(190p) Investigation of the Hyperthermal Collisions of Atomic Oxygen with Graphene Using ReaxFF Reactive Force Field

We have investigated the hyperthermal collisions of atomic oxygen with a graphene sheet through molecular dynamic simulations using the ReaxFF reactive force field. A pristine sheet and a sheet with a single vacancy defect were considered in the study. Two different graphene sheet sizes, one with 24 atoms and the other with 600 atoms were studied in the simulations. The impinging oxygen atoms had a translational energy of 5eV. Since 5eV oxygen atoms are not sufficiently energetic to sputter a carbon atom from graphene, the sheet was functionalized with epoxides in order to observe various possible reactions.
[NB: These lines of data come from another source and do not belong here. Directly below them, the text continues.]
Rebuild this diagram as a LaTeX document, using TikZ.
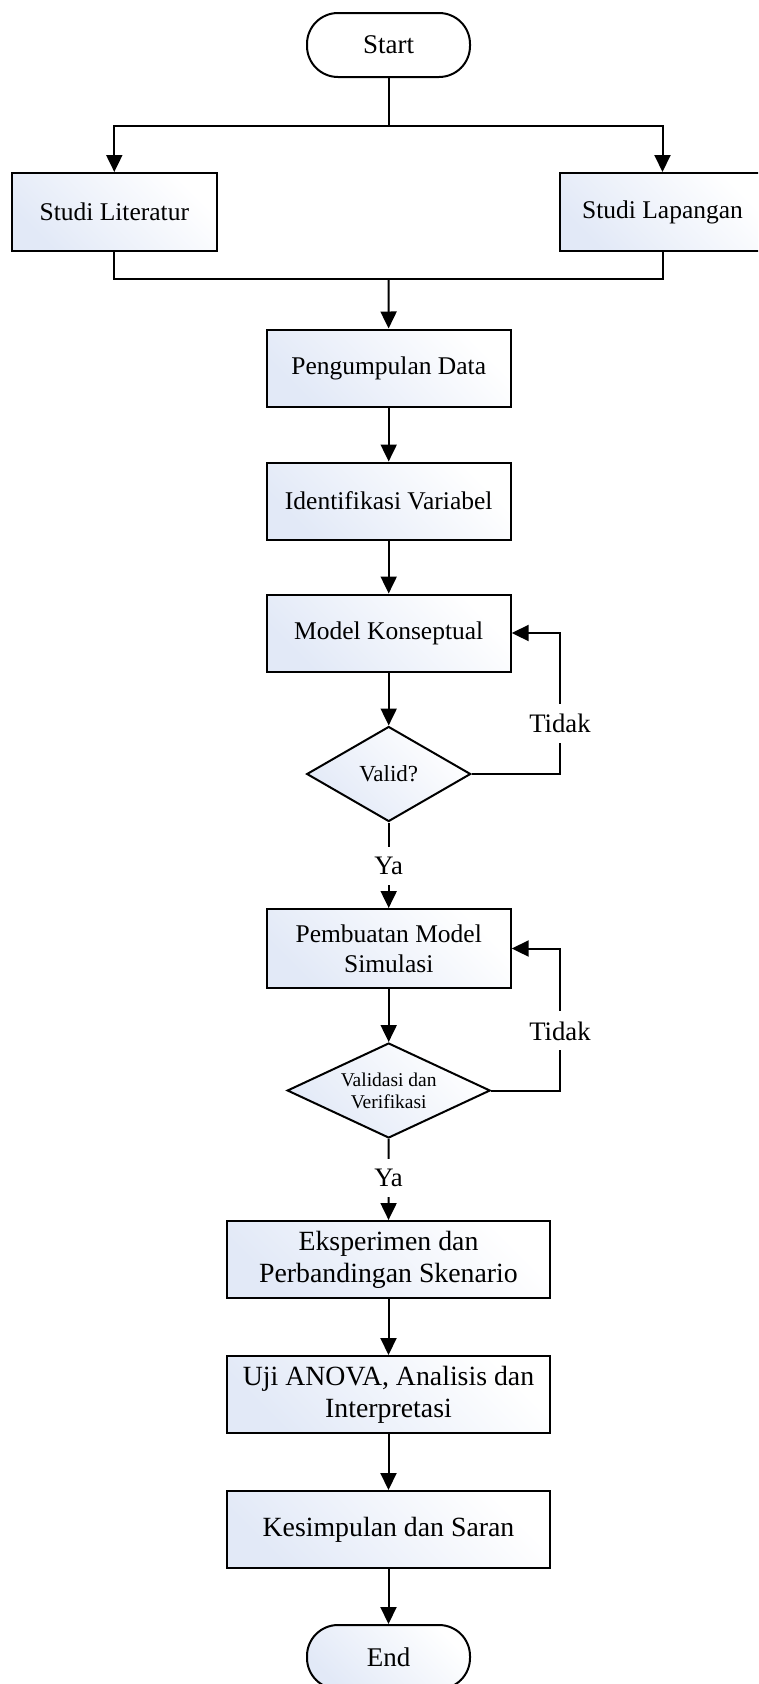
\documentclass[tikz,border=0pt]{standalone}
\usepackage{fontspec}
\setmainfont{Liberation Serif}
\usetikzlibrary{arrows.meta,shapes.geometric}
\definecolor{boxtint}{RGB}{226,233,247}

\begin{document}
\begin{tikzpicture}[x=1pt,y=-1pt,
  line width=2pt,
  shadefill/.style={top color=boxtint, middle color=white!75!boxtint, bottom color=white, shading angle=135},
  procbox/.style={draw, rectangle, shadefill, minimum width=244pt, minimum height=77pt,
    inner sep=0pt, align=center, font=\fontsize{25.5}{30}\selectfont},
  widebox/.style={procbox, minimum width=323pt, font=\fontsize{27.8}{32}\selectfont},
  sidebox/.style={procbox, minimum width=205pt, minimum height=78pt},
  terminal/.style={draw, rectangle, rounded corners=31pt, minimum width=163pt,
    minimum height=64pt, inner sep=0pt, font=\fontsize{27}{32}\selectfont},
  decision/.style={draw, diamond, shadefill, inner sep=0pt, align=center},
  flow/.style={-{Triangle[length=17pt,width=16pt]}},
  edgelabel/.style={fill=white, inner xsep=2pt, inner ysep=10pt,
    font=\fontsize{26.7}{30}\selectfont}
]
\useasboundingbox (0,0) rectangle (758,1684);
\clip (0,0) rectangle (758,1684);

% start and the two parallel studies
\node[terminal, fill=white] (start) at (388.5,45) {Start};
\node[sidebox] (lit) at (114.3,212) {Studi Literatur};
\node[sidebox] (lap) at (662.5,212) {Studi Lapangan};

% main process chain
\node[procbox] (data) at (388.7,368) {Pengumpulan Data};
\node[procbox] (var) at (388.7,501) {Identifikasi Variabel};
\node[procbox] (konsep) at (388.7,633) {Model Konseptual};
\node[decision, aspect=1.73, minimum width=164pt, minimum height=95pt,
      font=\fontsize{23}{27}\selectfont] (valid) at (388.7,774) {Valid?};
\node[procbox, minimum height=79pt] (simul) at (388.7,948.5) {Pembuatan Model\\Simulasi};
\node[decision, aspect=2.14, minimum width=203pt, minimum height=95pt,
      font=\fontsize{19.5}{22}\selectfont] (verif) at (388.7,1090.5) {Validasi dan\\Verifikasi};
\node[widebox] (eksp) at (388.5,1259.5) {Eksperimen dan\\Perbandingan Skenario};
\node[widebox] (anova) at (388.5,1394.5) {Uji ANOVA, Analisis dan\\Interpretasi};
\node[widebox] (simpul) at (388.5,1529.5) {Kesimpulan dan Saran};
\node[terminal, shadefill] (end) at (388.5,1657) {End};

% branching and merging points
\coordinate (split) at (388.5,126);
\coordinate (merge) at (388.5,279);
\coordinate (back1) at (560,633);
\coordinate (back2) at (560,948.5);

% connectors
\draw (start) -- (split);
\draw[flow] (split) -| (lit.north);
\draw[flow] (split) -| (lap.north);
\draw (lit.south) |- (merge);
\draw (lap.south) |- (merge);
\draw[flow] (merge) -- (data);
\draw[flow] (data) -- (var);
\draw[flow] (var) -- (konsep);
\draw[flow] (konsep) -- (valid);
\draw[flow] (valid) -- node[edgelabel, pos=0.51] {Ya} (simul);
\draw[flow] (valid.east) -| node[edgelabel, pos=0.68] {Tidak} (back1) -- (konsep.east);
\draw[flow] (simul) -- (verif);
\draw[flow] (verif) -- node[edgelabel, pos=0.48] {Ya} (eksp);
\draw[flow] (verif.east) -| node[edgelabel, pos=0.71] {Tidak} (back2) -- (simul.east);
\draw[flow] (eksp) -- (anova);
\draw[flow] (anova) -- (simpul);
\draw[flow] (simpul) -- (end);
\end{tikzpicture}
\end{document}
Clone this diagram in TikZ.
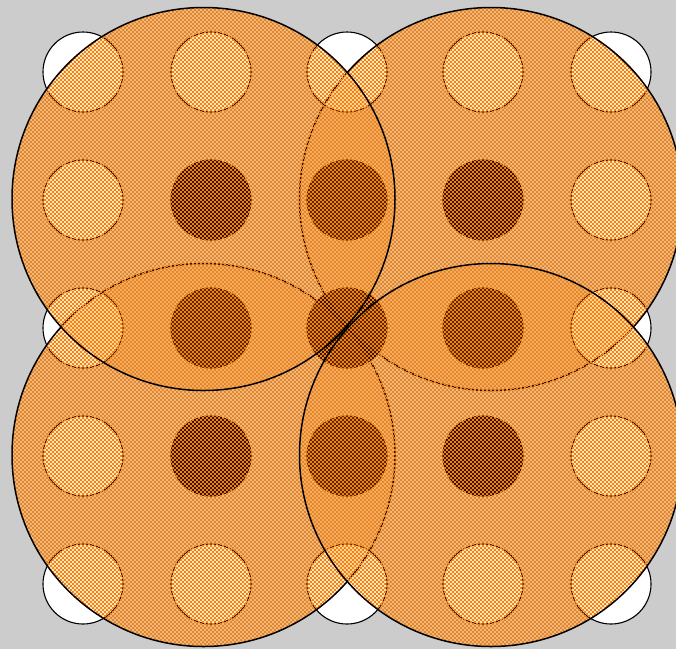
\documentclass[tikz,border=0pt]{standalone}
\usepackage{tikz}
\usetikzlibrary{patterns.meta}
\definecolor{bggray}{HTML}{CCCCCC}
\definecolor{rorange}{HTML}{FF8000}
\tikzdeclarepattern{
 name=finechecker,
 type=uncolored,
 bounding box={(0pt,0pt) and (4.3pt,4.3pt)},
 tile size={(4pt,4pt)},
 code={
  \fill (0pt,0pt) rectangle (2.3pt,2.3pt);
  \fill (2pt,2pt) rectangle (4.3pt,4.3pt);
 }
}
\tikzset{
 dot/.style={circle,draw=black,line width=1.1pt,minimum size=80pt,inner sep=0pt},
 whitedot/.style={dot,fill=white},
 blackdot/.style={dot,fill=black},
 cover/.style={circle,draw=black,line width=1.5pt,minimum size=383pt,inner sep=0pt,
   preaction={fill=rorange,fill opacity=0.18},
   pattern=finechecker,pattern color=rorange}
}

\begin{document}
\begin{tikzpicture}[x=1pt,y=-1pt]
 \clip (0,0) rectangle (676,649);
 \fill[bggray] (0,0) rectangle (676,649);
 % outer ring of white dots
 \node[whitedot] (d11) at (83,72) {};
 \node[whitedot] (d12) at (211,72) {};
 \node[whitedot] (d13) at (347,72) {};
 \node[whitedot] (d14) at (483,72) {};
 \node[whitedot] (d15) at (611,72) {};
 \node[whitedot] (d21) at (83,200) {};
 \node[whitedot] (d25) at (611,200) {};
 \node[whitedot] (d31) at (83,328) {};
 \node[whitedot] (d35) at (611,328) {};
 \node[whitedot] (d41) at (83,456) {};
 \node[whitedot] (d45) at (611,456) {};
 \node[whitedot] (d51) at (83,584) {};
 \node[whitedot] (d52) at (211,584) {};
 \node[whitedot] (d53) at (347,584) {};
 \node[whitedot] (d54) at (483,584) {};
 \node[whitedot] (d55) at (611,584) {};
 % inner block of black dots
 \node[blackdot] (d22) at (211,200) {};
 \node[blackdot] (d23) at (347,200) {};
 \node[blackdot] (d24) at (483,200) {};
 \node[blackdot] (d32) at (211,328) {};
 \node[blackdot] (d33) at (347,328) {};
 \node[blackdot] (d34) at (483,328) {};
 \node[blackdot] (d42) at (211,456) {};
 \node[blackdot] (d43) at (347,456) {};
 \node[blackdot] (d44) at (483,456) {};
 % large covering discs
 \node[cover] (botleft) at (203.5,455) {};
 \node[cover] (topright) at (491,199) {};
 \node[cover] (topleft) at (203.5,199) {};
 \node[cover] (botright) at (491,455) {};
\end{tikzpicture}
\end{document}
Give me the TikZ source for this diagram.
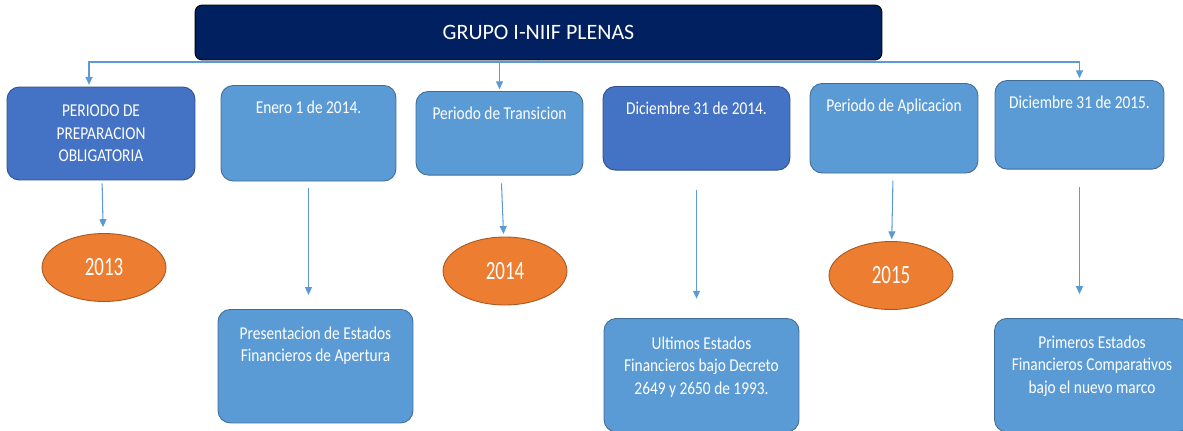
\documentclass[tikz,border=0pt]{standalone}
\usepackage{fontspec}
\setmainfont{Carlito}
\newfontfamily\narrowfont{Carlito}[FakeStretch=0.85]
\newfontfamily\yearfont{Carlito}[FakeStretch=0.72]
\usepackage{tikz}
\usetikzlibrary{shapes}
\usetikzlibrary{arrows.meta}
\definecolor{cnavy}{HTML}{002060}
\definecolor{cdark}{HTML}{4472C4}
\definecolor{clight}{HTML}{5B9BD5}
\definecolor{corange}{HTML}{ED7D31}
\definecolor{carrow}{HTML}{5B9BD5}
\tikzstyle{box}=[rectangle,rounded corners=7pt,text=white,align=center,line width=0.5pt,font=\narrowfont\fontsize{10.3}{12.8}\selectfont]
\tikzstyle{dark}=[box,fill=cdark,draw=cdark!70!black]
\tikzstyle{light}=[box,fill=clight,draw=clight!70!black]
\tikzstyle{year}=[ellipse,fill=corange,draw=corange!70!black,line width=0.5pt,text=white,inner sep=0pt,minimum width=2.48cm,minimum height=1.36cm,font=\yearfont\fontsize{15}{18}\selectfont]
\tikzset{top text/.style={inner ysep=0pt,text height=16pt,text depth=#1}}

\begin{document}
\begin{tikzpicture}
	[x=0.02cm,y=-0.02cm]
	\tikzstyle{arrow}=[-{Triangle[length=4.5pt,width=4pt]},color=carrow,line width=0.6pt];
	\useasboundingbox (0,0) rectangle (1183,430);
	\node (0) [box,fill=cnavy,draw=black,rounded corners=4pt,minimum width=13.74cm,minimum height=1.1cm,font=\fontsize{12.5}{15}\selectfont] at (538.5,32.5) {GRUPO I-NIIF PLENAS};
	\node (1) [dark,minimum width=3.76cm,minimum height=1.86cm] at (101,133.5) {PERIODO DE\\PREPARACION\\OBLIGATORIA};
	\node (2) [light,top text=38.4pt,minimum width=3.5cm,anchor=north] at (308.5,85) {Enero 1 de 2014.};
	\node (3) [light,top text=31.6pt,minimum width=3.34cm,anchor=north] at (499.5,91) {Periodo de Transicion};
	\node (4) [dark,top text=31.6pt,minimum width=3.74cm,anchor=north] at (696.5,86) {Diciembre 31 de 2014.};
	\node (5) [light,top text=35pt,minimum width=3.36cm,anchor=north] at (894,83) {Periodo de Aplicacion};
	\node (6) [light,top text=34.5pt,minimum width=3.38cm,anchor=north] at (1079.5,80) {Diciembre 31 de 2015.};
	\node (7) [year] at (104,267.5) {2013};
	\node (8) [light,top text=34.8pt,text height=29.8pt,minimum width=3.9cm,anchor=north] at (315.5,309) {Presentacion de Estados\\Financieros de Apertura};
	\node (9) [year] at (505,271) {2014};
	\node (10) [light,top text=21.4pt,text height=43.2pt,minimum width=3.9cm,anchor=north] at (701.5,318) {Ultimos Estados\\Financieros bajo Decreto\\2649 y 2650 de 1993.};
	\node (11) [year] at (891,275.5) {2015};
	\node (12) [light,top text=22pt,text height=42.6pt,minimum width=3.9cm,anchor=north] at (1092,318) {Primeros Estados\\Financieros Comparativos\\bajo el nuevo marco};
	\coordinate (bus) at (538.5,62);
	\draw[arrow,shorten >=1pt] (0.south) -- (bus) -| ([xshift=-0.24cm]1.north);
	\draw[arrow,shorten >=1pt] (bus) -| (6.north);
	\draw[arrow,shorten >=1pt] (3.north |- bus) -- (3.north);
	\path[arrow]
		(1) edge[shorten <=1.7pt,shorten >=3.4pt] (7)
		(2.south) edge[shorten <=4pt,shorten >=8pt] (8.north -| 2.south)
		(3) edge[shorten <=4.5pt,shorten >=1.5pt] (9)
		(4.south) edge[shorten <=11pt,shorten >=11pt] (10.north -| 4.south)
		(5) edge[shorten <=4pt,shorten >=1pt] (11)
		(6.south) edge[shorten <=10pt,shorten >=13.6pt] (12.north -| 6.south);
\end{tikzpicture}
\end{document}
Interesting reactions observed include O₂ formation, epoxide formation, sheet damage and inelastic scattering of the impinging oxygen. The results of our simulations, in terms of the number of reactive events and reaction mechanisms, compared well with the DFT based results of Paci et al (J.Phys.Chem.A,2009,vol 113,pp 4677-4685) for the small sheet. In case of the larger sheet, the percentage of trajectories yielding oxygen atom scattering and epoxide formation were much higher while O₂ formation was much lower than that for the smaller sheet. This can be attributed to excessive artificial symmetry that makes the smaller sheet too stiff and may prohibit certain phonon modes. Thus size effects are important in studying the dynamics of these events.